There is a jam up at the off ramp and when I finally creep up past the blockage, it is two people pushing a car. The car is shiny new, too new to be broken down. The people are very young, young enough to play chicken with a gas gauge on the highway.
At the book store I am a training opportunity. It's the first back-to-school day in September, and three new empty-nesters stand behind the counter in their twin sets. This is clearly their first user experience with a cash register and as they bend their blondedness to the task, I'll bet none of them last past the shock of their first paycheck.
Another on-ramp and I am looking at a Montana license plate. Don't think I've ever seen one before. I would imagine that's because there are just not a lot of them, and this one is making up for it, jammed with images of mountains, the state bird, state flower, a tree. It's stuck to the bumper of a rusting honest pick up truck, and the way it hiccups up the grade I can tell it's a manual transmission.
The man at the loading bay at the Goodwill knows me now enough ask me why I am giving away such good stuff. I laugh and tell him that's what happens when you get married at 40--you have three of everything.

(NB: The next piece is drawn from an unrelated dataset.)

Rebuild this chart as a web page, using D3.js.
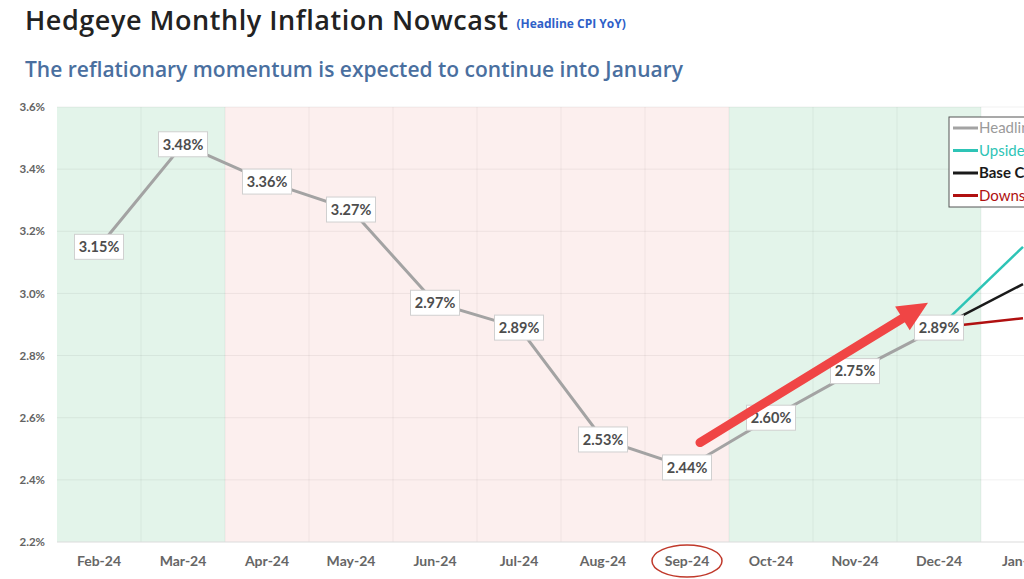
<!DOCTYPE html>
<html>
<head>
<meta charset="utf-8">
<script src="https://cdn.jsdelivr.net/npm/d3@7"></script>
<style>
  body { margin: 0; background: #fff; }
  svg { display: block; overflow: hidden; }
  .tick-y { font-family: Lato, "Open Sans", sans-serif; font-weight: 700; font-size: 11.5px; fill: #636363; }
  .tick-x { font-family: Lato, "Open Sans", sans-serif; font-weight: 700; font-size: 14px; fill: #666; }
  .point-label { font-family: Lato, "Open Sans", sans-serif; font-weight: 700; font-size: 14.5px; fill: #4d4d4d; }
  .legend-text { font-family: Lato, "Open Sans", sans-serif; font-size: 15px; }
</style>
</head>
<body>
<div id="chart"></div>
<script>
// Chart data
var months = ["Feb-24", "Mar-24", "Apr-24", "May-24", "Jun-24", "Jul-24", "Aug-24", "Sep-24", "Oct-24", "Nov-24", "Dec-24", "Jan-25"];
var headlineMonths = ["Feb-24", "Mar-24", "Apr-24", "May-24", "Jun-24", "Jul-24", "Aug-24", "Sep-24", "Oct-24", "Nov-24", "Dec-24"];
var headline = [3.15, 3.48, 3.36, 3.27, 2.97, 2.89, 2.53, 2.44, 2.60, 2.75, 2.89];
var scenarioMonths = ["Dec-24", "Jan-25"];
var upside = [2.89, 3.15];
var baseCase = [2.89, 3.03];
var downside = [2.89, 2.92];
var yTicks = [2.2, 2.4, 2.6, 2.8, 3.0, 3.2, 3.4, 3.6];
var regimeStart = ["Feb-24", "Apr-24", "Oct-24"];
var regimeEnd = ["Mar-24", "Sep-24", "Dec-24"];
var regimeType = ["accelerating", "decelerating", "accelerating"];
var legendNames = ["Headline CPI", "Upside Case", "Base Case", "Downside Case"];

// Sizes
var svgWidth = 1024;
var svgHeight = 579;
var margin = { top: 107, left: 57, bottom: 37 };
var width = 84 * months.length;
var height = svgHeight - margin.top - margin.bottom;

var svg = d3.select("#chart")
    .append("svg")
    .attr("width", svgWidth)
    .attr("height", svgHeight);

// Titles
var title = svg.append("text")
    .attr("x", 25)
    .attr("y", 30)
    .attr("font-family", "'Open Sans', sans-serif")
    .attr("font-weight", 600)
    .attr("font-size", "27px")
    .attr("letter-spacing", "0.55px")
    .attr("fill", "#222")
    .text("Hedgeye Monthly Inflation Nowcast");

svg.append("text")
    .attr("x", 25 + title.node().getComputedTextLength() + 8)
    .attr("y", 28)
    .attr("font-family", "'Open Sans', sans-serif")
    .attr("font-weight", 700)
    .attr("font-size", "12px")
    .attr("fill", "#2f5fc8")
    .text("(Headline CPI YoY)");

svg.append("text")
    .attr("x", 25)
    .attr("y", 77)
    .attr("font-family", "'Open Sans', sans-serif")
    .attr("font-weight", 600)
    .attr("font-size", "21px")
    .attr("fill", "#4a6f9f")
    .text("The reflationary momentum is expected to continue into January");

var chartGroup = svg.append("g")
    .attr("transform", `translate(${margin.left}, ${margin.top})`);

// Scales
var xScale = d3.scaleBand()
    .domain(months)
    .range([0, width]);

var yScale = d3.scaleLinear()
    .domain([2.2, 3.6])
    .range([height, 0]);

var xMid = m => xScale(m) + xScale.bandwidth() / 2;

// Regime shading
var bandColor = { accelerating: "#e3f4ea", decelerating: "#fcefee" };
chartGroup.selectAll("rect.regime")
    .data(regimeStart)
    .enter()
    .append("rect")
    .attr("class", "regime")
    .attr("x", d => xScale(d))
    .attr("y", 0)
    .attr("width", (d, i) => xScale(regimeEnd[i]) + xScale.bandwidth() - xScale(d))
    .attr("height", height)
    .attr("fill", (d, i) => bandColor[regimeType[i]]);

// Grid lines
chartGroup.selectAll("line.hgrid")
    .data(yTicks)
    .enter()
    .append("line")
    .attr("class", "hgrid")
    .attr("x1", 0)
    .attr("x2", width)
    .attr("y1", d => yScale(d))
    .attr("y2", d => yScale(d))
    .attr("stroke", "#000")
    .attr("stroke-opacity", 0.06);

chartGroup.selectAll("line.vgrid")
    .data(months.slice(1))
    .enter()
    .append("line")
    .attr("class", "vgrid")
    .attr("x1", d => xScale(d))
    .attr("x2", d => xScale(d))
    .attr("y1", 0)
    .attr("y2", height)
    .attr("stroke", "#000")
    .attr("stroke-opacity", 0.05);

chartGroup.append("line")
    .attr("x1", 0)
    .attr("x2", width)
    .attr("y1", height)
    .attr("y2", height)
    .attr("stroke", "#e2e2e2");

// Axes
var leftAxis = d3.axisLeft(yScale)
    .tickValues(yTicks)
    .tickFormat(d => d.toFixed(1) + "%")
    .tickSize(0)
    .tickPadding(12);

var bottomAxis = d3.axisBottom(xScale)
    .tickSize(0)
    .tickPadding(14);

chartGroup.append("g")
    .call(leftAxis)
    .call(g => g.select(".domain").remove())
    .selectAll("text")
    .attr("class", "tick-y")
    .attr("font-family", null)
    .attr("font-size", null);

chartGroup.append("g")
    .attr("transform", `translate(0, ${height})`)
    .call(bottomAxis)
    .call(g => g.select(".domain").remove())
    .selectAll("text")
    .attr("class", "tick-x")
    .attr("font-family", null)
    .attr("font-size", null);

// Scenario lines for January
var scenarios = [
    { values: upside, color: "#2ec4b6" },
    { values: baseCase, color: "#1a1a1a" },
    { values: downside, color: "#b01010" }
];

var scenarioLine = d3.line()
    .x((d, i) => xMid(scenarioMonths[i]))
    .y(d => yScale(d));

chartGroup.selectAll("path.scenario")
    .data(scenarios)
    .enter()
    .append("path")
    .attr("class", "scenario")
    .attr("d", d => scenarioLine(d.values))
    .attr("fill", "none")
    .attr("stroke", d => d.color)
    .attr("stroke-width", 2.5);

// Headline line
var headlineLine = d3.line()
    .x((d, i) => xMid(headlineMonths[i]))
    .y(d => yScale(d));

chartGroup.append("path")
    .datum(headline)
    .attr("d", headlineLine)
    .attr("fill", "none")
    .attr("stroke", "#a3a3a3")
    .attr("stroke-width", 3);

// Data labels
var labels = chartGroup.selectAll("g.point-label")
    .data(headline)
    .enter()
    .append("g")
    .attr("transform", (d, i) => `translate(${xMid(headlineMonths[i])}, ${yScale(d)})`);

labels.append("rect")
    .attr("x", -24.5)
    .attr("y", -12.5)
    .attr("width", 49)
    .attr("height", 25)
    .attr("fill", "#fff")
    .attr("stroke", "#d0d0d0");

labels.append("text")
    .attr("class", "point-label")
    .attr("text-anchor", "middle")
    .attr("dy", "0.36em")
    .text(d => d.toFixed(2) + "%");

// Red arrow annotation, Sep-24 to Dec-24
var x0 = xMid("Sep-24") + 13, y0 = yScale(2.52);
var x1 = xMid("Dec-24") - 11, y1 = yScale(2.97);
var len = Math.hypot(x1 - x0, y1 - y0);
var ux = (x1 - x0) / len, uy = (y1 - y0) / len;
var headLen = 30, headHalf = 14;
var bx = x1 - ux * headLen, by = y1 - uy * headLen;

chartGroup.append("line")
    .attr("x1", x0)
    .attr("y1", y0)
    .attr("x2", bx + ux * 2)
    .attr("y2", by + uy * 2)
    .attr("stroke", "#f04545")
    .attr("stroke-width", 9)
    .attr("stroke-linecap", "round");

chartGroup.append("polygon")
    .attr("points", [
        [x1, y1],
        [bx - uy * headHalf, by + ux * headHalf],
        [bx + uy * headHalf, by - ux * headHalf]
    ].map(p => p.join(",")).join(" "))
    .attr("fill", "#f04545");

// Circle round the Sep-24 label
chartGroup.append("ellipse")
    .attr("cx", xMid("Sep-24"))
    .attr("cy", height + 19)
    .attr("rx", 35)
    .attr("ry", 16)
    .attr("fill", "none")
    .attr("stroke", "#c0392b")
    .attr("stroke-width", 1.5);

// Legend
var legendColors = ["#a3a3a3", "#2ec4b6", "#1a1a1a", "#b01010"];
var legendTextColors = ["#9a9a9a", "#2ec4b6", "#1a1a1a", "#b01010"];
var legend = svg.append("g")
    .attr("transform", "translate(949, 117)");

legend.append("rect")
    .attr("width", 160)
    .attr("height", 90)
    .attr("fill", "#fff")
    .attr("stroke", "#555");

var legendRows = legend.selectAll("g.row")
    .data(legendNames)
    .enter()
    .append("g")
    .attr("transform", (d, i) => `translate(0, ${11 + i * 22.5})`);

legendRows.append("line")
    .attr("x1", 4)
    .attr("x2", 29)
    .attr("stroke", (d, i) => legendColors[i])
    .attr("stroke-width", 3);

legendRows.append("text")
    .attr("class", "legend-text")
    .attr("x", 30)
    .attr("dy", "0.36em")
    .attr("font-weight", (d, i) => i == 2 ? 700 : 400)
    .attr("fill", (d, i) => legendTextColors[i])
    .text(d => d);
</script>
</body>
</html>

It's the easiest way I can describe it, as I am not married. I'm not 40, either.
6 Comments:
I'd guess you're closer to being married than you are to being 40. Least I hope you'd prefer that to the other way around.
Until then I think I'll start calling you my animal familiar, just to be irritatingly impressionistic about it. And yah, what? The idea of a 45-year-old blushing bride is so mortifying.
just leave the blush at home and beam. Beaming at 45 is just fine.
We had better ought to be aiming for 43. But trying to figure out this wedding thing is like two slinkys doing the lindy hop.
i will always vote elope. then party afterward for friends who want to come. simple, cost-effective, relatively stress-free.
and dude, no bridesmaid dresses.
That guy up there holding the camera says I'm not allowed to get away with that this time. I am being obligated to stand and profess, even if it's to a small audience--more like family and friends dinner party, one on each coast, says he.